# START OF RAW RECORDS

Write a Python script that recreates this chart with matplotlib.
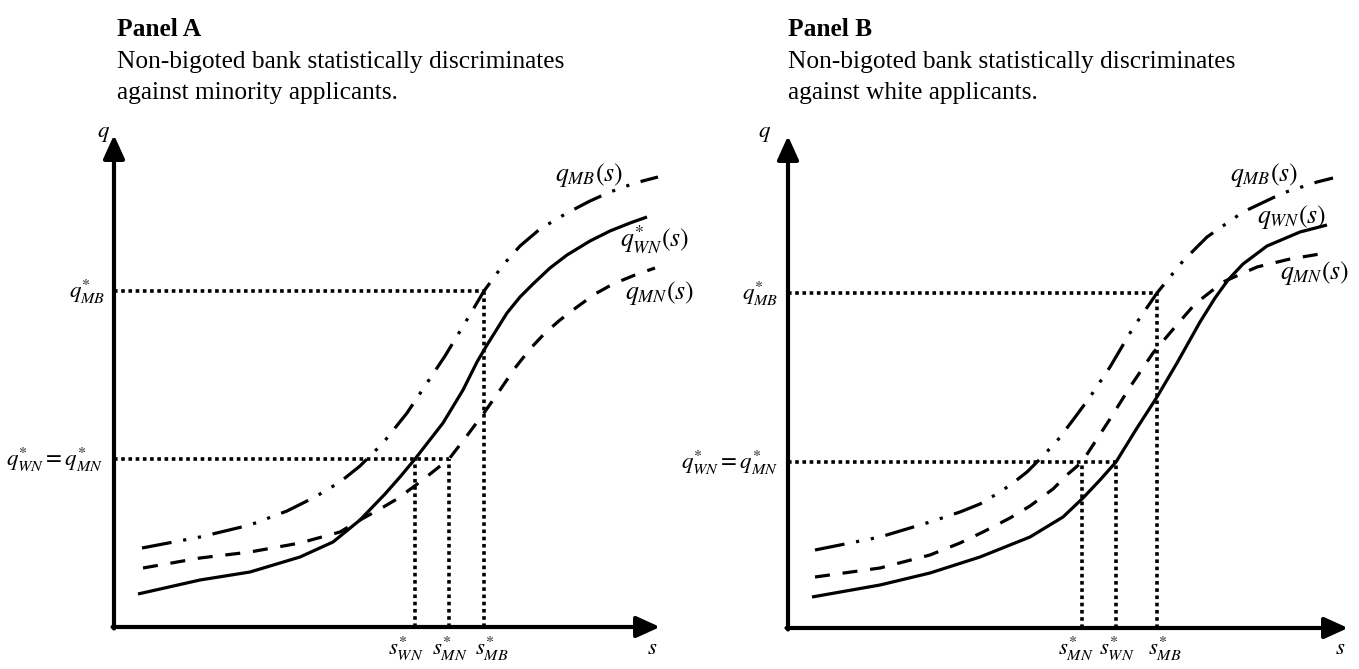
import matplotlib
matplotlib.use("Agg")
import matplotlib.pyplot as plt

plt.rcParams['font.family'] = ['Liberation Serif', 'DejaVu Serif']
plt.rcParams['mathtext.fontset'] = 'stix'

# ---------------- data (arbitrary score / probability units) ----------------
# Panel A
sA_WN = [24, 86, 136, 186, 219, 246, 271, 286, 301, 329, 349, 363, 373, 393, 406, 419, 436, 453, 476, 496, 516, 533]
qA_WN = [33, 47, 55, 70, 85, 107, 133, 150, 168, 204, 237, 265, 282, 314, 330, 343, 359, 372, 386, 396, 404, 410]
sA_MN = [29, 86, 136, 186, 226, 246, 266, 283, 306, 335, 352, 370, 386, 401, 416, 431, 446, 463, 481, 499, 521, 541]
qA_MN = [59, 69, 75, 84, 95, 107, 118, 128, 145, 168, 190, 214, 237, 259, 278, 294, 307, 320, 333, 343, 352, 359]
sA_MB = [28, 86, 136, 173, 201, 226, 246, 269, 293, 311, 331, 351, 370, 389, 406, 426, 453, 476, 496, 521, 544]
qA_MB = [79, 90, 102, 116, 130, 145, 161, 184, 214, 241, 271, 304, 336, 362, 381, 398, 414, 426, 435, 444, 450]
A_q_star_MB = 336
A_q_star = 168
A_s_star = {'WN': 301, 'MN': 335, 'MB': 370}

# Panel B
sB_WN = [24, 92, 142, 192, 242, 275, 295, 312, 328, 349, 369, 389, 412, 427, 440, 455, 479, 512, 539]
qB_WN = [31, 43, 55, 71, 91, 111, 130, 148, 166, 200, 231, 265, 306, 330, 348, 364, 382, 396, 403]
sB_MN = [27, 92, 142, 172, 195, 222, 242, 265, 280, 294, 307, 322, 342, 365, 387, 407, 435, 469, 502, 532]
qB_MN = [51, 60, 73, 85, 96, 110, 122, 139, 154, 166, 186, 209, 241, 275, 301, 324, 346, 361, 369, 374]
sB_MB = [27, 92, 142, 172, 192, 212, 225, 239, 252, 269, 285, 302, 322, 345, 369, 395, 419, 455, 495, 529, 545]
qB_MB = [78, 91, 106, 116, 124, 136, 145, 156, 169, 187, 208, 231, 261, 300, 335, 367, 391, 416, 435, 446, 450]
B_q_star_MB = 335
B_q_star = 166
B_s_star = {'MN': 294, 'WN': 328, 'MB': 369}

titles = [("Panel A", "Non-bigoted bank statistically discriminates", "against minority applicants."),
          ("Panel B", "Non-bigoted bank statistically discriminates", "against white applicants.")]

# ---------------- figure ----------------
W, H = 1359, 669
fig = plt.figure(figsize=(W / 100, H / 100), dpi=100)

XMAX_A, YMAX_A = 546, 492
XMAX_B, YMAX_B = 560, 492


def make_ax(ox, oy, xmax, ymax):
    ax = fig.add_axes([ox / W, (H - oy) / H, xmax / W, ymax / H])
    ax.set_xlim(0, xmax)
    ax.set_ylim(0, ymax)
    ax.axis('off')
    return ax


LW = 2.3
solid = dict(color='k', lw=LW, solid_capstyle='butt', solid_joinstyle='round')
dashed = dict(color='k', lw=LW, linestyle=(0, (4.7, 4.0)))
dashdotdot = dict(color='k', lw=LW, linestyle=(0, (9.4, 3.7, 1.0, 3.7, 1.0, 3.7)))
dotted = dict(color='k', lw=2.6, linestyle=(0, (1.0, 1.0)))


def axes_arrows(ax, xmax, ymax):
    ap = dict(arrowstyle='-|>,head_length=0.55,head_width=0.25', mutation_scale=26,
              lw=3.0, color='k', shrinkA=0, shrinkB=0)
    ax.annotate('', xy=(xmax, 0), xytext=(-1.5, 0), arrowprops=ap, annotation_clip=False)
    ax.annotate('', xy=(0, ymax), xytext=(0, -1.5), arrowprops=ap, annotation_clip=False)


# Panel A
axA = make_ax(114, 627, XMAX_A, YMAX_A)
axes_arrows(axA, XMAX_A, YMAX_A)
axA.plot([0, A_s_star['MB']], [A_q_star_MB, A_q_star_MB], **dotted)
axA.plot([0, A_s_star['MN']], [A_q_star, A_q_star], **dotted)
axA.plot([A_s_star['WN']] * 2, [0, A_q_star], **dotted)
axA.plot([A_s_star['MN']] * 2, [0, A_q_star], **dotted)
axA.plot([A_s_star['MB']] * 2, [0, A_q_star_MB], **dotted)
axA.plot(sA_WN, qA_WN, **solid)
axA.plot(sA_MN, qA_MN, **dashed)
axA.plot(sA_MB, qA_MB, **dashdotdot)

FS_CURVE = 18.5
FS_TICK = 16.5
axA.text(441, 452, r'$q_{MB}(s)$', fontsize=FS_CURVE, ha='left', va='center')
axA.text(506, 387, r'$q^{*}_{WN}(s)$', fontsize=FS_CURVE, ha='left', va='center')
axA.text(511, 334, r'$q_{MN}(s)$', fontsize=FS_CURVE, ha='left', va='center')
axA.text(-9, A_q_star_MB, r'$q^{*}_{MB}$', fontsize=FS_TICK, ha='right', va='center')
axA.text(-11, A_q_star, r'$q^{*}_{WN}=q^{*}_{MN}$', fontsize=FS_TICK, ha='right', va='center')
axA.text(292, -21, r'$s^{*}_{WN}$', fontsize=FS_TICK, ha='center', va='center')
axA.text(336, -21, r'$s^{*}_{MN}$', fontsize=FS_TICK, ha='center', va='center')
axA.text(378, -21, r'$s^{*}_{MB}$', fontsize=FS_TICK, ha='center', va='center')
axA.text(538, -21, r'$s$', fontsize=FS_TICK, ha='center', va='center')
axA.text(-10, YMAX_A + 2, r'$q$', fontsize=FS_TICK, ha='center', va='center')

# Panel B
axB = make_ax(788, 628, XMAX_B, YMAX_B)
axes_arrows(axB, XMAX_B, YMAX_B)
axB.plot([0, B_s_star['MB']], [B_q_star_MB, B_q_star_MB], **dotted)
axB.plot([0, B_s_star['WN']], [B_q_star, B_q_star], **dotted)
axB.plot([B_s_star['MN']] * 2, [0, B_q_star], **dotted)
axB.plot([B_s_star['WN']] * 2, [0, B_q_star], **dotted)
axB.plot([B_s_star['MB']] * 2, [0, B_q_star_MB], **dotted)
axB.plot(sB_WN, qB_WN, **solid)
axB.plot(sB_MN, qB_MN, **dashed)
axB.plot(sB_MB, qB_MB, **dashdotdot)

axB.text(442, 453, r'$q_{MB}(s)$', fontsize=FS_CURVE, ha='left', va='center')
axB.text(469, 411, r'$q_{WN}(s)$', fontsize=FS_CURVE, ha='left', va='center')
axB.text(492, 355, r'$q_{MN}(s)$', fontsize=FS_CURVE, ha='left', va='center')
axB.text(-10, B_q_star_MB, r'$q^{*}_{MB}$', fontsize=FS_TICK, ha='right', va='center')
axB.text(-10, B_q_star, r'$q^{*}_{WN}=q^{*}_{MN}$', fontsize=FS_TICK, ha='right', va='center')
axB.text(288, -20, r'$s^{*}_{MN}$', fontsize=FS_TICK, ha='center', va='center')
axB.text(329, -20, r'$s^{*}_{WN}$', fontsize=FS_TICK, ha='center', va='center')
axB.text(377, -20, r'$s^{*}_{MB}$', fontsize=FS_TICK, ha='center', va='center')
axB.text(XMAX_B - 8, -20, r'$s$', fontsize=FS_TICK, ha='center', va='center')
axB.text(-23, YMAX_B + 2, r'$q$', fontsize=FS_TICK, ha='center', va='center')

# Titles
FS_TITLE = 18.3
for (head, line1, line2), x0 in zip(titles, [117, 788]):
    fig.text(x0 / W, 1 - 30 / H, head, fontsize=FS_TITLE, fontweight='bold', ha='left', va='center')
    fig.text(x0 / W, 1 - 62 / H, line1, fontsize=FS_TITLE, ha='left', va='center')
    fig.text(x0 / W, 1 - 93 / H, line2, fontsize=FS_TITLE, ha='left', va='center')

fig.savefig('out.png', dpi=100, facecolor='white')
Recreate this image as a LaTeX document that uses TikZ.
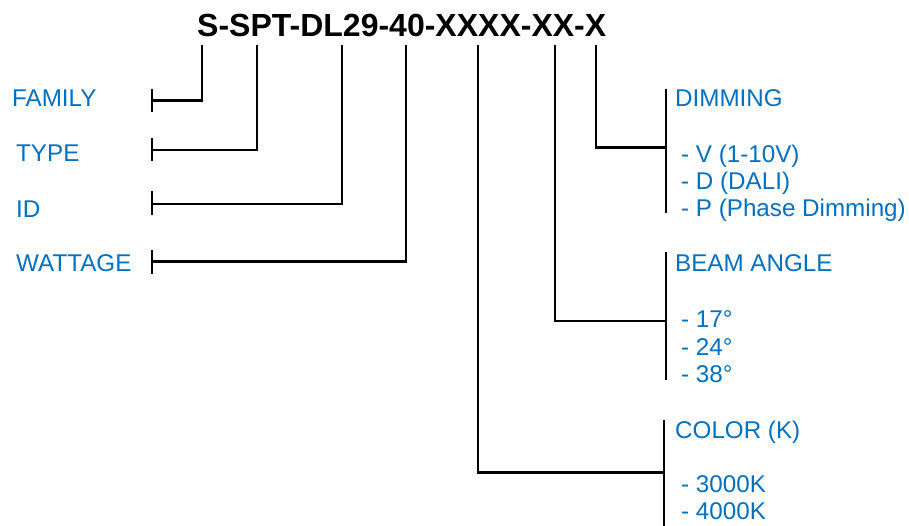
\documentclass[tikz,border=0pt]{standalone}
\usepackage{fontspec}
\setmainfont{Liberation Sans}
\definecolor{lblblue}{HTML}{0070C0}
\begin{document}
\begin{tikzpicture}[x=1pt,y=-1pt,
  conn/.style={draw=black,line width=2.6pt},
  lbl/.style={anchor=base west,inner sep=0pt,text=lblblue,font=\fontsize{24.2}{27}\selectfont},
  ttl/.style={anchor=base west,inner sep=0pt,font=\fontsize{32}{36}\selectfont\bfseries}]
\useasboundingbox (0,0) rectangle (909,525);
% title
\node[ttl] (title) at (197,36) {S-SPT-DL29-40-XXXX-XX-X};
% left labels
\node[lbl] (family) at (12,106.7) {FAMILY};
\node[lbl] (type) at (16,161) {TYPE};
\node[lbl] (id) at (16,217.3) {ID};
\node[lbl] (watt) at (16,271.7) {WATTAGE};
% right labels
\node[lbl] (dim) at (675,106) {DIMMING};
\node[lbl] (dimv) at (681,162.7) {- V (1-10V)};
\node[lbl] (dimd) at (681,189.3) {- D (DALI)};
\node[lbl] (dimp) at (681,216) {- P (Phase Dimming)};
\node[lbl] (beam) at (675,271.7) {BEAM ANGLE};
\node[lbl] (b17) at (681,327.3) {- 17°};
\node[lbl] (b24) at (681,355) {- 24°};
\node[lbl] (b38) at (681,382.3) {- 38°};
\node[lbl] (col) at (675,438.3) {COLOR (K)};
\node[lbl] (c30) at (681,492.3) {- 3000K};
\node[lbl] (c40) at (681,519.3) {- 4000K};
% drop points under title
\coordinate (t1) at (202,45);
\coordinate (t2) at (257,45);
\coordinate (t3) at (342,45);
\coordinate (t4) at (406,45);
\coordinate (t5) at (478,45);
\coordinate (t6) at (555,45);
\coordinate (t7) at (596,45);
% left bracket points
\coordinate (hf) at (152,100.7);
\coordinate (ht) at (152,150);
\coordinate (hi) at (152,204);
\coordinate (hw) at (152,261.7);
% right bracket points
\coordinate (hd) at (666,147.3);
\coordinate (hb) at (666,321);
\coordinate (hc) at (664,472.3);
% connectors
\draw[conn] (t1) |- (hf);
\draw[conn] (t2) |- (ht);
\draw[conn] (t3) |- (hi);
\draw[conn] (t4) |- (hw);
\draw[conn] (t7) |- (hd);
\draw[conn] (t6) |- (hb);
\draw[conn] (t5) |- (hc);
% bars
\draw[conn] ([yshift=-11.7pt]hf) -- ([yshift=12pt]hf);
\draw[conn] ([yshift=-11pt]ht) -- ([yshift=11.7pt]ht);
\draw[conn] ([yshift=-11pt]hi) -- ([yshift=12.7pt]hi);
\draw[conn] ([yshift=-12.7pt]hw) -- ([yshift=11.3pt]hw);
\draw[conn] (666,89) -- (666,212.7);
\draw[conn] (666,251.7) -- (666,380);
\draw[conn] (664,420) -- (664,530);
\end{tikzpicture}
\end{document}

# END OF RAW RECORDS

Repeat the lines from where the entries begin to the line with "plt.rcParams['mathtext.fontset'] = 'stix'", both included. Any picture is left out.

Write a Python script that recreates this chart with matplotlib.
import matplotlib
matplotlib.use("Agg")
import matplotlib.pyplot as plt

plt.rcParams['font.family'] = ['Liberation Serif', 'DejaVu Serif']
plt.rcParams['mathtext.fontset'] = 'stix'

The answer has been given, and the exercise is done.